### What is being asked
Copy exactly the lines from the start of the material through the line with "a_err_both = [0.4, 0.4, 0.4, 0.5, 0.5, 0.6]". Pictures stay out of the copy.

-- START OF Stored data --

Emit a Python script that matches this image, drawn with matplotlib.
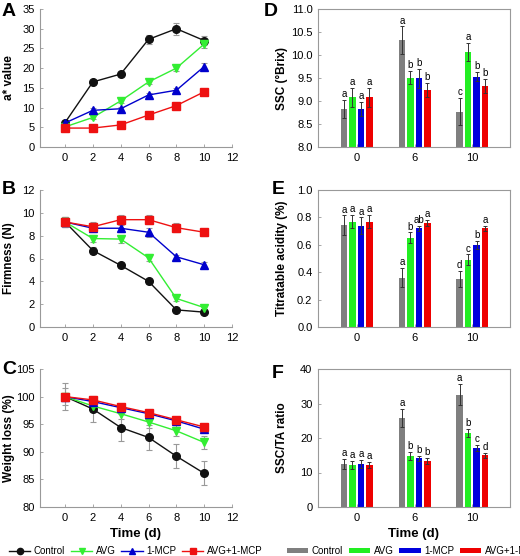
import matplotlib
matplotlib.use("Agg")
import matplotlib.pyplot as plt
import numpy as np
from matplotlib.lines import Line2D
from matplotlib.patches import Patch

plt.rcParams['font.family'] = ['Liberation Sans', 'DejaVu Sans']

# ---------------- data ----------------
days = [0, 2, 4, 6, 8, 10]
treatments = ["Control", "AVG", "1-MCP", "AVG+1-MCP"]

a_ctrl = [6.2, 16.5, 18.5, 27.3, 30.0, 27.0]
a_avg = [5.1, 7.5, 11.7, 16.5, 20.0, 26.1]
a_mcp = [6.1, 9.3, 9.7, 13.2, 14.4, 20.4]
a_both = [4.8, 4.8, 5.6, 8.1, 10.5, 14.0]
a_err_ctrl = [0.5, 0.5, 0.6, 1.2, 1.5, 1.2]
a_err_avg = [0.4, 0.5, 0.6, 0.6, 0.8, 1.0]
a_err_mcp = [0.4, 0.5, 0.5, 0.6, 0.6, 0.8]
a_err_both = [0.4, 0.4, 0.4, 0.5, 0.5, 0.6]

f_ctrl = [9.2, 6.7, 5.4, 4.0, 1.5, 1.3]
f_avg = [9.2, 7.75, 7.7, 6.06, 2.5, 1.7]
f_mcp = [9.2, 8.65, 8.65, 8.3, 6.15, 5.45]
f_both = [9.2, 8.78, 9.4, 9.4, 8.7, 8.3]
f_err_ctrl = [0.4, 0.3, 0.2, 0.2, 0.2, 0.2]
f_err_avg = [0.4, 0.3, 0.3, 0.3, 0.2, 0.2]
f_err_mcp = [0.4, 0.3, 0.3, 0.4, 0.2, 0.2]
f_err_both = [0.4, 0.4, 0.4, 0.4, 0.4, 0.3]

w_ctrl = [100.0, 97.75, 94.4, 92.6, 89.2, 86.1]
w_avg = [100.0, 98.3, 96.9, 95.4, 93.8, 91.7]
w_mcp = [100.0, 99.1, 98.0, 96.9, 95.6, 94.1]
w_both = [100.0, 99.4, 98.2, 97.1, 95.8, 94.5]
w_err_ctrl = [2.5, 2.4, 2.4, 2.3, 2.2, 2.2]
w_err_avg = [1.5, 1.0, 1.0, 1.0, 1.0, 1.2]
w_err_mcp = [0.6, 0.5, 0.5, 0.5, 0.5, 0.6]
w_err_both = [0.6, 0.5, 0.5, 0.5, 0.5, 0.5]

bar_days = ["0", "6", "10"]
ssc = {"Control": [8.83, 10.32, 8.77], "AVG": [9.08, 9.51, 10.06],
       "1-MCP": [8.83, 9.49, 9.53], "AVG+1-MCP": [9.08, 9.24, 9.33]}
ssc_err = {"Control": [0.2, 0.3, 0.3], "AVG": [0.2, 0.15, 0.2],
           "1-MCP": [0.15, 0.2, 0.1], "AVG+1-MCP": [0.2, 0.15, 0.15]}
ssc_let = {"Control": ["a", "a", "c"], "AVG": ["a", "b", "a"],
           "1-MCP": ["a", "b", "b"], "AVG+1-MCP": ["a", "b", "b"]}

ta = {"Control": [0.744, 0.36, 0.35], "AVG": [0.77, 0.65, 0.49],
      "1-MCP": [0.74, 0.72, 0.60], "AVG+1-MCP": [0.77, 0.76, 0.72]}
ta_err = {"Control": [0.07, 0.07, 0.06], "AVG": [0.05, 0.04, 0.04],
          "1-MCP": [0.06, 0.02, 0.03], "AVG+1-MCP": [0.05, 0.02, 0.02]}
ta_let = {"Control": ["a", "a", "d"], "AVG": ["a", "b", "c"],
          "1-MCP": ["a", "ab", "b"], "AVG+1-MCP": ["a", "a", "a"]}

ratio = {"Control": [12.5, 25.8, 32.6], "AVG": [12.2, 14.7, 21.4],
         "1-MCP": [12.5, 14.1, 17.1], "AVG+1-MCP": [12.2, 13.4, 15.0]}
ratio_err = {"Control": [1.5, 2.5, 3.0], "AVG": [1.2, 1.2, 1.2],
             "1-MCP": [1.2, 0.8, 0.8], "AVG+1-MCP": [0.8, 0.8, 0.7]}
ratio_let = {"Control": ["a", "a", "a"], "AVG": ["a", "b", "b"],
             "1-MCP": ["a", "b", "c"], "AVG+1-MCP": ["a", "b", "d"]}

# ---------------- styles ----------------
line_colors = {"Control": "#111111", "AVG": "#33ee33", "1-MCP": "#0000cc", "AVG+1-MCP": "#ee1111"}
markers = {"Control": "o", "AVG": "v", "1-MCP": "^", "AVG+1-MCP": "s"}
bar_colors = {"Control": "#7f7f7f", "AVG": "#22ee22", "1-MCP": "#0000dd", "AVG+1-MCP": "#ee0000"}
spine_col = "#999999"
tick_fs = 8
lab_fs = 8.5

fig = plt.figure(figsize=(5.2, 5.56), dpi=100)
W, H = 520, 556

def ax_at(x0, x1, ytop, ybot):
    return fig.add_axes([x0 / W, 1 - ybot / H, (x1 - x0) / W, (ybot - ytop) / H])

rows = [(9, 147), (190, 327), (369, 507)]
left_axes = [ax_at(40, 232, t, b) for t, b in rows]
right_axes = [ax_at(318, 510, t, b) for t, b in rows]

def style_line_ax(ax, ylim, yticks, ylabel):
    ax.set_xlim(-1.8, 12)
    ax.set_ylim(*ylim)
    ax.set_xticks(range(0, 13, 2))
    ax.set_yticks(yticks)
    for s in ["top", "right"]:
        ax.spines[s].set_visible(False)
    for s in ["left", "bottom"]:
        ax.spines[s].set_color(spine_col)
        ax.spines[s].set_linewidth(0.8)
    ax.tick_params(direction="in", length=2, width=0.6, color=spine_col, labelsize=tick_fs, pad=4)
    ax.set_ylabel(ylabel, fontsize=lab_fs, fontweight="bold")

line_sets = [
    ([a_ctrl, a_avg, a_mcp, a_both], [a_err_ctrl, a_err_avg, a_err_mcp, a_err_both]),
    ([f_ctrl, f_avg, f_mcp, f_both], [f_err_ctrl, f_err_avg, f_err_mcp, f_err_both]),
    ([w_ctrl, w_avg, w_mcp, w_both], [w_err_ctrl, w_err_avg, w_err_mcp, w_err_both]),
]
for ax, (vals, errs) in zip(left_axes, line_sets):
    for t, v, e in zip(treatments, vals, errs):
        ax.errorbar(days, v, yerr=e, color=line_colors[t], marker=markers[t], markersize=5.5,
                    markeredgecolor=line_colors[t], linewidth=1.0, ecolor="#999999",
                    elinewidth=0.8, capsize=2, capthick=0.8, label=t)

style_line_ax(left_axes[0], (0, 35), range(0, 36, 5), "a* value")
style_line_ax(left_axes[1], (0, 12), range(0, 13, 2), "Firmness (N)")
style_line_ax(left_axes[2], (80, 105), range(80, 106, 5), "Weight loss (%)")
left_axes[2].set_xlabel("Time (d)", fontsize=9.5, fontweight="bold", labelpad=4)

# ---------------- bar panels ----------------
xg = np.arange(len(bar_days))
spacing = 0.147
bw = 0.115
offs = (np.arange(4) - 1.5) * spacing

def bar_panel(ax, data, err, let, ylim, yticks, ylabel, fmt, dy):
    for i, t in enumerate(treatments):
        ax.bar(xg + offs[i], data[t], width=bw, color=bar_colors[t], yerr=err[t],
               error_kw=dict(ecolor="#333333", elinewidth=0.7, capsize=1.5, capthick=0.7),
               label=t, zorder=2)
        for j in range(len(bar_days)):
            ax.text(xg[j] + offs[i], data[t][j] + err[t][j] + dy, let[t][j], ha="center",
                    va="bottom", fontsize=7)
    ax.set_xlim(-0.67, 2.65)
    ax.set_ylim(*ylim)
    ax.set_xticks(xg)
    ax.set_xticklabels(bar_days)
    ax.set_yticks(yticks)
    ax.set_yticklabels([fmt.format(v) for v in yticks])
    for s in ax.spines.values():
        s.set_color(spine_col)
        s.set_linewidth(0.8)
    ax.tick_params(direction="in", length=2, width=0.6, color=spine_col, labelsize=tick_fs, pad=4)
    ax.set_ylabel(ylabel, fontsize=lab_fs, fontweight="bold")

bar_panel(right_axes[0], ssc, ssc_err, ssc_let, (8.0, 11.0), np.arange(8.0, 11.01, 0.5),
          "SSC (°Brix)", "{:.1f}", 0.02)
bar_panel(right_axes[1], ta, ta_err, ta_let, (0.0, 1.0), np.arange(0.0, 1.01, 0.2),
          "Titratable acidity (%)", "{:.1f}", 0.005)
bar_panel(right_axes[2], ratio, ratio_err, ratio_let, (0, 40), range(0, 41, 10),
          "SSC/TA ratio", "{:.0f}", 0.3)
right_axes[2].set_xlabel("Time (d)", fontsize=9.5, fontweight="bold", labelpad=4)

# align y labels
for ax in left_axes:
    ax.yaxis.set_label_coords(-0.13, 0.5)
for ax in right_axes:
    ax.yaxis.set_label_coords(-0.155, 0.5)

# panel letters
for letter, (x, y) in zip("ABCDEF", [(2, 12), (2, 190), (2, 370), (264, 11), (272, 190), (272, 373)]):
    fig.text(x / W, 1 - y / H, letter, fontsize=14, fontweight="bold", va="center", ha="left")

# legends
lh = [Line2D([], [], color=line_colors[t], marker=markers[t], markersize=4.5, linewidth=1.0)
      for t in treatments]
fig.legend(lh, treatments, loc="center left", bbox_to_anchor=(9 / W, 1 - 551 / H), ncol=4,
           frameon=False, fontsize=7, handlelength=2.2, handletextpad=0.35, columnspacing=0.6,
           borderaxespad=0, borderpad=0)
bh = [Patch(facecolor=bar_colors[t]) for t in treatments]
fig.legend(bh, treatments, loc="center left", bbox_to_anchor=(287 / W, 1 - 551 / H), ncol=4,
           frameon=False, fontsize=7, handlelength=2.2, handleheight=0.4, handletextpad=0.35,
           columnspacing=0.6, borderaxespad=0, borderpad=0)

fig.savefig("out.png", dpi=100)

-- END OF Stored data --

### Completed task
Emit a Python script that matches this image, drawn with matplotlib.
import matplotlib
matplotlib.use("Agg")
import matplotlib.pyplot as plt
import numpy as np
from matplotlib.lines import Line2D
from matplotlib.patches import Patch

plt.rcParams['font.family'] = ['Liberation Sans', 'DejaVu Sans']

# ---------------- data ----------------
days = [0, 2, 4, 6, 8, 10]
treatments = ["Control", "AVG", "1-MCP", "AVG+1-MCP"]

a_ctrl = [6.2, 16.5, 18.5, 27.3, 30.0, 27.0]
a_avg = [5.1, 7.5, 11.7, 16.5, 20.0, 26.1]
a_mcp = [6.1, 9.3, 9.7, 13.2, 14.4, 20.4]
a_both = [4.8, 4.8, 5.6, 8.1, 10.5, 14.0]
a_err_ctrl = [0.5, 0.5, 0.6, 1.2, 1.5, 1.2]
a_err_avg = [0.4, 0.5, 0.6, 0.6, 0.8, 1.0]
a_err_mcp = [0.4, 0.5, 0.5, 0.6, 0.6, 0.8]
a_err_both = [0.4, 0.4, 0.4, 0.5, 0.5, 0.6]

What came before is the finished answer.